*WHAT THE TASK ASKS*
Exactly the lines from the line with "Write a web" to the line with "-2.4, -2.0, -1.8];" should be extracted, both included, with no other lines.

*LISTING*
====
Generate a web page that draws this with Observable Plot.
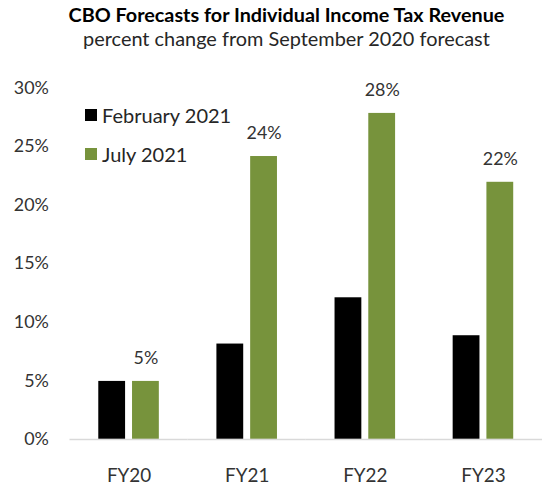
====
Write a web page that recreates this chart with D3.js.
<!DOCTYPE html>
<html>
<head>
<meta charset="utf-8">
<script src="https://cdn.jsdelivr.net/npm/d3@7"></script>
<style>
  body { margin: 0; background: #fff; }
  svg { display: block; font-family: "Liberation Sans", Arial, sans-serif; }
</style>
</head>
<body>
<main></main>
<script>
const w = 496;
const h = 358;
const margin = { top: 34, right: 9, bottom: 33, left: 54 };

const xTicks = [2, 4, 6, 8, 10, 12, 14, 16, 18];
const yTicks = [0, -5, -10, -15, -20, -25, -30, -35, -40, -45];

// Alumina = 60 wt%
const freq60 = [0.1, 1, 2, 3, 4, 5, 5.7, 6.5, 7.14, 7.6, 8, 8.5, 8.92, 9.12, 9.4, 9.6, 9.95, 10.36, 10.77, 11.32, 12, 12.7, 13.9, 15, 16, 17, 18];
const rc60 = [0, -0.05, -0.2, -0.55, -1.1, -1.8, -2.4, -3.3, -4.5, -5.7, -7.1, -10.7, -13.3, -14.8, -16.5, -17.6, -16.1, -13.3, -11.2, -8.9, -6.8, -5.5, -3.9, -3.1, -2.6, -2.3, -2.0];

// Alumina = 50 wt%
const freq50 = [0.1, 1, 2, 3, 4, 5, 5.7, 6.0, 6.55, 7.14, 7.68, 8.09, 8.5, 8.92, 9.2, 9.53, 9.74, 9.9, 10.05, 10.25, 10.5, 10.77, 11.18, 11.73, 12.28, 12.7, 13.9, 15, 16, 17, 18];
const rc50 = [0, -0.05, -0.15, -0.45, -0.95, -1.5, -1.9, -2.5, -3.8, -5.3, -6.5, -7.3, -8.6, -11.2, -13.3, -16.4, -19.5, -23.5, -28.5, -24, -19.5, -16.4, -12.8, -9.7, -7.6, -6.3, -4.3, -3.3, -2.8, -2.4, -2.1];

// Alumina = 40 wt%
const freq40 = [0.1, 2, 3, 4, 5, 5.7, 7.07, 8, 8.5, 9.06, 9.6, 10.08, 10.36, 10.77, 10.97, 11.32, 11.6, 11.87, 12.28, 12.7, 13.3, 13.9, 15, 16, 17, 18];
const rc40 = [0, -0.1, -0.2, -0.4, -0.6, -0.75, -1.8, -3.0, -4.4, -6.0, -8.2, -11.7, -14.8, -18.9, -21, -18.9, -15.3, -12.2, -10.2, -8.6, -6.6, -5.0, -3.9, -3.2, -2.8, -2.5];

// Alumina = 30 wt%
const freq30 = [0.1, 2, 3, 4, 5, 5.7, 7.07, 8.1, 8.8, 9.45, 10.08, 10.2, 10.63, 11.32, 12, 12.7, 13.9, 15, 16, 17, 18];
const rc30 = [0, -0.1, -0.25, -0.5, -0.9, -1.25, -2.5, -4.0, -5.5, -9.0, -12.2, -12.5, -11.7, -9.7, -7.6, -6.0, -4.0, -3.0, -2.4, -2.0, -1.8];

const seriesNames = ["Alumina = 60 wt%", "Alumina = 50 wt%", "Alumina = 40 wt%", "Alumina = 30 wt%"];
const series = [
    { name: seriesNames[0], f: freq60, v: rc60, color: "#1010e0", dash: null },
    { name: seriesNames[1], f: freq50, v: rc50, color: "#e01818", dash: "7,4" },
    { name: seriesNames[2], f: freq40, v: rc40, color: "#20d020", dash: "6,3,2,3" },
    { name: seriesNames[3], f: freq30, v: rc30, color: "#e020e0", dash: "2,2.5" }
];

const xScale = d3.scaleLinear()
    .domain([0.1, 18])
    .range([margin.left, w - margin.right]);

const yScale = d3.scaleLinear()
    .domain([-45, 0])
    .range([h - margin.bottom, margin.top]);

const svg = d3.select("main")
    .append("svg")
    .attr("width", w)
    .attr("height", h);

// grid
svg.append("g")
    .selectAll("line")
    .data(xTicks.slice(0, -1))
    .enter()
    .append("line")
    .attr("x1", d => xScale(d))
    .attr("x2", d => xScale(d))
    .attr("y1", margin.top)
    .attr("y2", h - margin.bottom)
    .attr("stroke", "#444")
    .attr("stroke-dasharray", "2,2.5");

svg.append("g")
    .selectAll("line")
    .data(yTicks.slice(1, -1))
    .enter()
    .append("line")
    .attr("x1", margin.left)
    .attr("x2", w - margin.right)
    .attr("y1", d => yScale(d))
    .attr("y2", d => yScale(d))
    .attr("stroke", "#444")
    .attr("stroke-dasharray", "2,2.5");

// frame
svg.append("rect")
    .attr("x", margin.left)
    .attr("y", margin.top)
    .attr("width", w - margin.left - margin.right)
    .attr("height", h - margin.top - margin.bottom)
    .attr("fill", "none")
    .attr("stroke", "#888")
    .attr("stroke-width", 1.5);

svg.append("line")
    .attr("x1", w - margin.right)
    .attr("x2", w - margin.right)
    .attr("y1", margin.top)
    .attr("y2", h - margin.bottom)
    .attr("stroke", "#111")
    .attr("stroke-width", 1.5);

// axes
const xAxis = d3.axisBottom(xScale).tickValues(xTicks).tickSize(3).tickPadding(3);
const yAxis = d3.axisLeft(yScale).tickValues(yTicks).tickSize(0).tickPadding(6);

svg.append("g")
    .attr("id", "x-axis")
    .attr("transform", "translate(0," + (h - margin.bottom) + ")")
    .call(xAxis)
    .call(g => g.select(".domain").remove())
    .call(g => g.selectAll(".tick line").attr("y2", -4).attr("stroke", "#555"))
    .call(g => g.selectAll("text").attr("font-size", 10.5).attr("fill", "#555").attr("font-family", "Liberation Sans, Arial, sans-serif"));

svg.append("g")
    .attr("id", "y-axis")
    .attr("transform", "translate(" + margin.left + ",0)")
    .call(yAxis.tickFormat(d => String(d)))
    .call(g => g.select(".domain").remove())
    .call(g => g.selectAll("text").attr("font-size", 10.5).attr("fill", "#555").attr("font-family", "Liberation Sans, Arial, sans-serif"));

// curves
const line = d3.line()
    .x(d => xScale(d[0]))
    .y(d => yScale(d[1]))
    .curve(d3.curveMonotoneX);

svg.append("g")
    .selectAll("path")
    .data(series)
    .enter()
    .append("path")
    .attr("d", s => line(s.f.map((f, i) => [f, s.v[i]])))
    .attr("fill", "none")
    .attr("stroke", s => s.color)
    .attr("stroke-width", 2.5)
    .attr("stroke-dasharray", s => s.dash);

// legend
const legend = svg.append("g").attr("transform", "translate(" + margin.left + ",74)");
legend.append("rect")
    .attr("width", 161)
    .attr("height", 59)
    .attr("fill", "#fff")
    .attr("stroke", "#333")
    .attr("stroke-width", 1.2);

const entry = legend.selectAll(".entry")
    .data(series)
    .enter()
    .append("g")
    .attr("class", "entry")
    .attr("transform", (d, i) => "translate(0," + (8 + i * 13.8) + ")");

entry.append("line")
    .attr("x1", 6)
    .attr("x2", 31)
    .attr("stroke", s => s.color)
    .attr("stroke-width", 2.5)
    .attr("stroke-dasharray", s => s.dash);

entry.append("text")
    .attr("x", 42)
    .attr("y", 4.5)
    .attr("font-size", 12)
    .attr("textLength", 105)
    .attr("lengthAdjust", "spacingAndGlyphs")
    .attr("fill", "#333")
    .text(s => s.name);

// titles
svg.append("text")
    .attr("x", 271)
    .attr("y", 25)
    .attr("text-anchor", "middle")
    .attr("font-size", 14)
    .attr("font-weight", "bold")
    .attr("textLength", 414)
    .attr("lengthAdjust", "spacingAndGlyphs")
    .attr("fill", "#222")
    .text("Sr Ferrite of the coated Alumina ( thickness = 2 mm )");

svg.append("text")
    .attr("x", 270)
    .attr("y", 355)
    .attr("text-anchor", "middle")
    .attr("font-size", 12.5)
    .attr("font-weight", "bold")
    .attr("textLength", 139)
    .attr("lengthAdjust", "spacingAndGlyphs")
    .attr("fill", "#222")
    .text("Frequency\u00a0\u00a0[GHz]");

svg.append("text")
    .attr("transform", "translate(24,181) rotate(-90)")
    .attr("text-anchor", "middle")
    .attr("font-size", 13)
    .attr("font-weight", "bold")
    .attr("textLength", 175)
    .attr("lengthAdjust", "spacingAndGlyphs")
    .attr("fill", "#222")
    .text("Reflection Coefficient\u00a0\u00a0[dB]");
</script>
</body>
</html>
====
*REPLY*
Write a web page that recreates this chart with D3.js.
<!DOCTYPE html>
<html>
<head>
<meta charset="utf-8">
<script src="https://cdn.jsdelivr.net/npm/d3@7"></script>
<style>
  body { margin: 0; background: #fff; }
  svg { display: block; font-family: "Liberation Sans", Arial, sans-serif; }
</style>
</head>
<body>
<main></main>
<script>
const w = 496;
const h = 358;
const margin = { top: 34, right: 9, bottom: 33, left: 54 };

const xTicks = [2, 4, 6, 8, 10, 12, 14, 16, 18];
const yTicks = [0, -5, -10, -15, -20, -25, -30, -35, -40, -45];

// Alumina = 60 wt%
const freq60 = [0.1, 1, 2, 3, 4, 5, 5.7, 6.5, 7.14, 7.6, 8, 8.5, 8.92, 9.12, 9.4, 9.6, 9.95, 10.36, 10.77, 11.32, 12, 12.7, 13.9, 15, 16, 17, 18];
const rc60 = [0, -0.05, -0.2, -0.55, -1.1, -1.8, -2.4, -3.3, -4.5, -5.7, -7.1, -10.7, -13.3, -14.8, -16.5, -17.6, -16.1, -13.3, -11.2, -8.9, -6.8, -5.5, -3.9, -3.1, -2.6, -2.3, -2.0];

// Alumina = 50 wt%
const freq50 = [0.1, 1, 2, 3, 4, 5, 5.7, 6.0, 6.55, 7.14, 7.68, 8.09, 8.5, 8.92, 9.2, 9.53, 9.74, 9.9, 10.05, 10.25, 10.5, 10.77, 11.18, 11.73, 12.28, 12.7, 13.9, 15, 16, 17, 18];
const rc50 = [0, -0.05, -0.15, -0.45, -0.95, -1.5, -1.9, -2.5, -3.8, -5.3, -6.5, -7.3, -8.6, -11.2, -13.3, -16.4, -19.5, -23.5, -28.5, -24, -19.5, -16.4, -12.8, -9.7, -7.6, -6.3, -4.3, -3.3, -2.8, -2.4, -2.1];

// Alumina = 40 wt%
const freq40 = [0.1, 2, 3, 4, 5, 5.7, 7.07, 8, 8.5, 9.06, 9.6, 10.08, 10.36, 10.77, 10.97, 11.32, 11.6, 11.87, 12.28, 12.7, 13.3, 13.9, 15, 16, 17, 18];
const rc40 = [0, -0.1, -0.2, -0.4, -0.6, -0.75, -1.8, -3.0, -4.4, -6.0, -8.2, -11.7, -14.8, -18.9, -21, -18.9, -15.3, -12.2, -10.2, -8.6, -6.6, -5.0, -3.9, -3.2, -2.8, -2.5];

// Alumina = 30 wt%
const freq30 = [0.1, 2, 3, 4, 5, 5.7, 7.07, 8.1, 8.8, 9.45, 10.08, 10.2, 10.63, 11.32, 12, 12.7, 13.9, 15, 16, 17, 18];
const rc30 = [0, -0.1, -0.25, -0.5, -0.9, -1.25, -2.5, -4.0, -5.5, -9.0, -12.2, -12.5, -11.7, -9.7, -7.6, -6.0, -4.0, -3.0, -2.4, -2.0, -1.8];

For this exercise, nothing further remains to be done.